Pour répondre à la première question, d'abord, je crois que les tournois importants sont ceux qu'il faut bien jouer, ce sont ceux qui comptent vraiment, ceux qui vous amènent au plus haut niveau de votre jeu. L'année dernière je me disais : c'est très bien j'ai fait une finale en Grand Chelem, j'ai gagné ce tournoi, etc. Cela gagne beaucoup de points, cela augmente votre niveau de jeu et c'est bien. Et la clé : j'ai un jeu très agressif, je cours sur tous les points, je n'ai aucun regret et je n'ai rien fait de particulier aujourd'hui, je crois. Je crois que j'ai beaucoup de confiance en moi, et comment expliquer cela... ? J'ai un état d'esprit d'attaque aujourd'hui. Voilà c'est ce qui a marché. Je pense que je suis quelqu'un d'ambitieux, quelqu'un qui a un fort caractère et qui aime les situations, les compétitions. Voir des courts qui sont remplis contre la meilleure joueuse, c’est ce qui me motive énormément. Je suis vraiment très contente de la façon dont je me suis démontré à moi-même cette capacité, je jouais très bien, comment contrôler mon stress et comment remporter la victoire contre une des meilleures joueuses du monde.

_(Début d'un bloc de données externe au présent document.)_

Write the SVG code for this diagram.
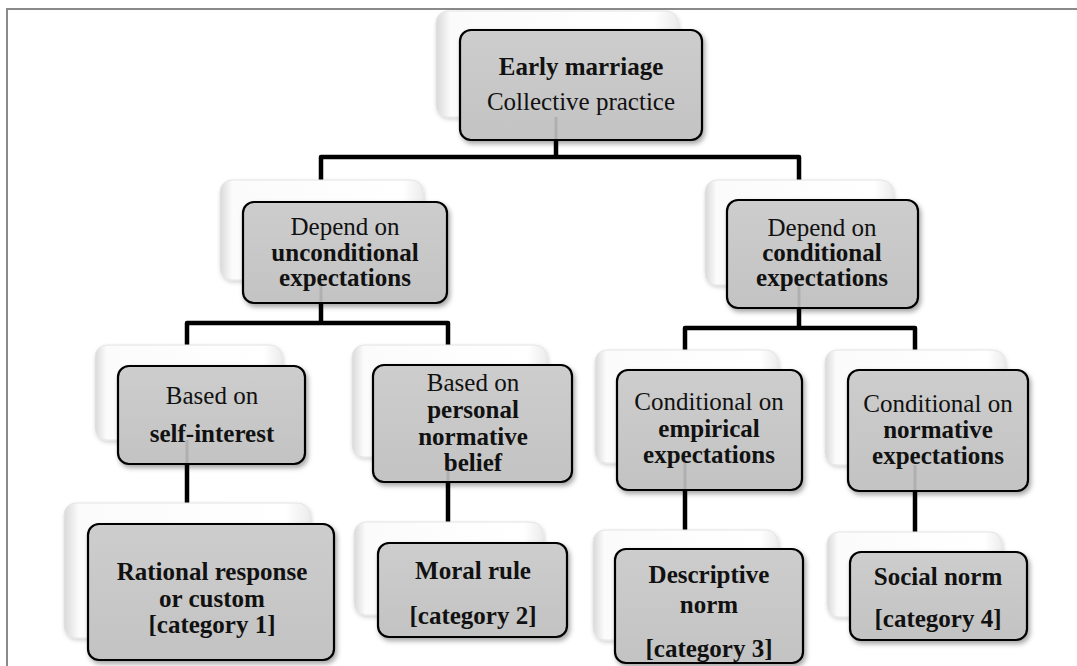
<svg xmlns="http://www.w3.org/2000/svg" width="1077" height="666" viewBox="0 0 1077 666">
<style>
.back{fill:url(#gBack);stroke:#e4e4e4;stroke-width:1;filter:url(#fBack)}
.front{fill:url(#gFront);stroke:#000;stroke-width:2.2;filter:url(#fShadow)}
.t{font-family:"Liberation Serif","Times New Roman",serif;font-size:25px;fill:#111;text-anchor:middle}
.b{font-weight:bold}
.conn{fill:none;stroke:#000;stroke-width:4.5;stroke-linejoin:round}
.ghost{stroke:#a9a9a9;stroke-width:3;opacity:.75}
</style>
<defs>
<linearGradient id="gBack" x1="0" y1="0" x2="1" y2="0">
<stop offset="0" stop-color="#d9d9d9"/><stop offset="0.06" stop-color="#fbfbfb"/><stop offset="0.9" stop-color="#ffffff"/><stop offset="1" stop-color="#ececec"/>
</linearGradient>
<linearGradient id="gFront" x1="0" y1="0" x2="0" y2="1">
<stop offset="0" stop-color="#cdcdcd"/><stop offset="1" stop-color="#c3c3c3"/>
</linearGradient>
<filter id="fShadow" x="-10%" y="-10%" width="125%" height="130%">
<feDropShadow dx="2" dy="3" stdDeviation="2.5" flood-color="#000" flood-opacity="0.35"/>
</filter>
<filter id="fBack" x="-10%" y="-10%" width="125%" height="130%">
<feDropShadow dx="1" dy="2" stdDeviation="2" flood-color="#000" flood-opacity="0.18"/>
</filter>
</defs>
<rect x="0" y="0" width="1077" height="666" fill="#fff"/>
<rect x="7" y="9" width="1085" height="680" fill="#fff" stroke="#8a8a8a" stroke-width="2"/>

<g id="connectors">
<path class="conn" d="M556,138 V157"/>
<path class="conn" d="M321,180 V157 H799 V180"/>
<path class="conn" d="M321,301 V323"/>
<path class="conn" d="M187,345 V323 H448 V345"/>
<path class="conn" d="M799,306 V328"/>
<path class="conn" d="M685,350 V328 H915 V350"/>
<path class="conn" d="M187,462 V503"/>
<path class="conn" d="M448,480 V522"/>
<path class="conn" d="M685,488 V530"/>
<path class="conn" d="M915,489 V532"/>
</g>

<g id="n-early">
<rect class="back" x="436" y="11" width="242" height="106" rx="12"/>
<rect class="front" x="460" y="30" width="242" height="110" rx="11"/>
<line class="ghost" x1="556" y1="117" x2="556" y2="139"/>
<text class="t" x="581" y="75"><tspan class="b">Early marriage</tspan><tspan x="581" dy="35">Collective practice</tspan></text>
</g>

<g id="n-uncond">
<rect class="back" x="220" y="180" width="203" height="100" rx="12"/>
<rect class="front" x="243" y="202" width="204" height="101" rx="11"/>
<line class="ghost" x1="321" y1="280" x2="321" y2="302"/>
<text class="t" x="345" y="235">Depend on<tspan class="b" x="345" dy="26">unconditional</tspan><tspan class="b" x="345" dy="25">expectations</tspan></text>
</g>

<g id="n-cond">
<rect class="back" x="705" y="180" width="188" height="105" rx="12"/>
<rect class="front" x="727" y="200" width="191" height="108" rx="11"/>
<line class="ghost" x1="799" y1="285" x2="799" y2="307"/>
<text class="t" x="822" y="236">Depend on<tspan class="b" x="822" dy="25">conditional</tspan><tspan class="b" x="822" dy="25">expectations</tspan></text>
</g>

<g id="n-self">
<rect class="back" x="95" y="345" width="187" height="95" rx="12"/>
<rect class="front" x="118" y="366" width="187" height="98" rx="11"/>
<line class="ghost" x1="187" y1="440" x2="187" y2="463"/>
<text class="t" x="212" y="404">Based on<tspan class="b" x="212" dy="38">self-interest</tspan></text>
</g>

<g id="n-personal">
<rect class="back" x="352" y="345" width="195" height="112" rx="12"/>
<rect class="front" x="373" y="365" width="199" height="117" rx="11"/>
<line class="ghost" x1="448" y1="457" x2="448" y2="481"/>
<text class="t" x="473" y="391">Based on<tspan class="b" x="473" dy="27">personal</tspan><tspan class="b" x="473" dy="27">normative</tspan><tspan class="b" x="473" dy="26">belief</tspan></text>
</g>

<g id="n-empirical">
<rect class="back" x="595" y="350" width="183" height="113" rx="12"/>
<rect class="front" x="617" y="370" width="185" height="120" rx="11"/>
<line class="ghost" x1="685" y1="463" x2="685" y2="489"/>
<text class="t" x="709" y="410">Conditional on<tspan class="b" x="709" dy="27">empirical</tspan><tspan class="b" x="709" dy="26">expectations</tspan></text>
</g>

<g id="n-normative">
<rect class="back" x="825" y="350" width="180" height="115" rx="12"/>
<rect class="front" x="848" y="370" width="180" height="121" rx="11"/>
<line class="ghost" x1="915" y1="465" x2="915" y2="490"/>
<text class="t" x="938" y="412">Conditional on<tspan class="b" x="938" dy="26">normative</tspan><tspan class="b" x="938" dy="26">expectations</tspan></text>
</g>

<g id="n-cat1">
<rect class="back" x="64" y="503" width="246" height="135" rx="12"/>
<rect class="front" x="88" y="524" width="246" height="136" rx="11"/>
<text class="t b" x="212" y="580">Rational response<tspan x="212" dy="27">or custom</tspan><tspan x="212" dy="26">[category 1]</tspan></text>
</g>

<g id="n-cat2">
<rect class="back" x="354" y="522" width="189" height="93" rx="12"/>
<rect class="front" x="378" y="543" width="189" height="94" rx="11"/>
<text class="t b" x="473" y="579">Moral rule<tspan x="473" dy="45">[category 2]</tspan></text>
</g>

<g id="n-cat3">
<rect class="back" x="593" y="530" width="185" height="110" rx="12"/>
<rect class="front" x="615" y="549" width="188" height="114" rx="11"/>
<text class="t b" x="709" y="583">Descriptive<tspan x="709" dy="30">norm</tspan><tspan x="709" dy="44">[category 3]</tspan></text>
</g>

<g id="n-cat4">
<rect class="back" x="827" y="532" width="175" height="85" rx="12"/>
<rect class="front" x="850" y="552" width="177" height="88" rx="11"/>
<text class="t b" x="938" y="585">Social norm<tspan x="938" dy="42">[category 4]</tspan></text>
</g>
</svg>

Y a-t-il quelque chose de votre tennis que vous souhaiteriez améliorer ?
En particulier ? Oui un peu de tout en réalité. Je pense que je dois franchement améliorer plein d'aspects de mon tennis. Voilà, j'y travaille. J'aurais pu servir mieux par exemple. Aujourd'hui, je n'étais pas très confortable. C'est d'ailleurs le seul coup qui dépend vraiment uniquement de soi. Il faut vraiment que j'y travaille. Il y a d'autres aspects également. Je suis contente bien sûr d'avoir gagne Roland-Garros mais j'aimerais encore plus. Mon rêve est de continuer de gagner des tournois de ce genre, puis dominer lorsque j'arrive sur le court, dominer le jeu et puis amener d'autres coupes comme celle-ci à la maison. Bien sûr, n° 1, tout le monde en rêve, tous les joueurs souhaitent être n° 1. Je ne me pose pas la question comme cela mais je me focalise pour gagner des matchs, des victoires, des tournois. J'aimerais bien sûr devenir n° 1.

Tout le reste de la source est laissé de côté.